Image credit: Discover the Impact Assessment Agency of Canada video
By Don Sullivan
The list of physical activities as defined under regulations is pretty clear. Any rail yard that meets or exceeds a 50 hectare threshold is an automatic trigger for assessment under the federal Impact Assessment Act.
The WTFMB letter clearly demonstrated that CanWhite Sands’ proposed rail yard more than exceeded the 50 hectare threshold that is needed for an automatic assessment under the Impact Assessment Act.
This is where it gets interesting. It is the Minister and/or the Impact Assessment Agency of Canada, which is the agency in charge of administering the federal Impact Assessment Act, who apparently get to arbitrarily determine what does or does not get included in the definition of the 50 hectare threshold.

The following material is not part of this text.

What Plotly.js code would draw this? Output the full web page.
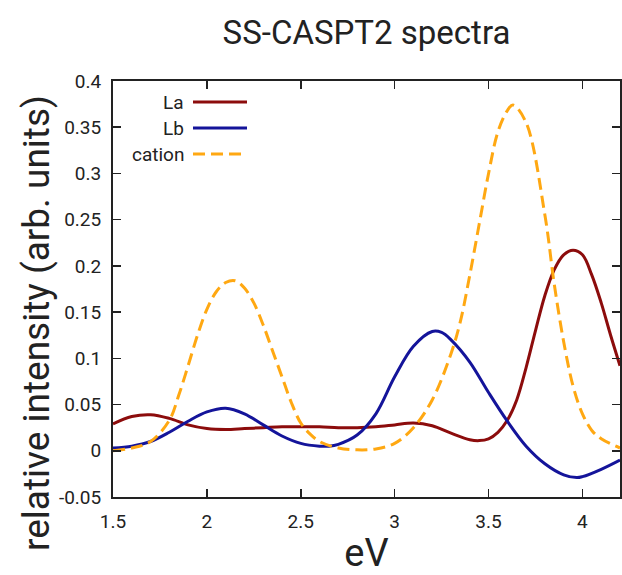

The following is the response, in a June letter, by the President of the Impact Assessment Agency of Canada to an individual from Southeastern Manitoba who raised the same issue about CanWhite Sands meeting and exceeding the 50 hectare threshold as an automatic trigger for assessment by the federal Impact Assessment Act.
“With respect to total area of a railway yard under subsections 54(b) and 55 of the Physical Activities Regulations (the Regulations), the Agency interprets the total area of a railway yard to be the surface area of each of the components of the railway yard. Areas in between components of the railway yard, such as an area inside a rail loop, are not included in the calculation.”
In short, the President of the federal Impact Assessment Agency of Canada, no doubt in consultation with the Federal Minister, arbitrarily ruled (“interprets” being the operative word) that the land inside CanWhite Sands rail yard loop is not part of the rail yard. With this “interpretation,” the 50 hectares threshold needed to constitute a physical activity for automatic assessment under Impact Assessment Act simply vanishes.
In a June 2019 press release the Federal Minister of Environment and Climate Change, the Minister of Natural Resources, and the Minister of Transport, welcomed the Royal Assent of Bill C-69, An Act to enact the Impact Assessment Act.
“With the passage of this bill, our government is working to strengthen environmental protection, restore trust in how decisions are made, and grow the economy. Better rules mean that, going forward, decisions on projects will be guided by science, evidence and Indigenous knowledge. Assessments will look at both positive and negative environmental, economic, social, and health impacts of potential projects.”
That statement appears to be nothing more than hot air, as the entire CanWhite Sand project has been fraught with instances of an apprehension of bias in favour of the proponent by the Minister and the Impact Assessment Agency of Canada. This has been so much the case that the agency and the Act should just be renamed the Impact Avoidance Agency of Canada and the federal Impact Avoidance Act, because there is certainly no assessment going on here with the CanWhite Sands silica sand mining project.
It should, therefore, come as no surprise to anyone that there seems to be an uptick in direct action activities by ordinary citizens to protect the environment. That’s because there is simply no legal recourse available to citizens when this type of collusion between government and industry is occurring. It is left to each of us, acting collectively, to protect our natural resources from environmental degradation, in the absence of serious environmental regulation by governments.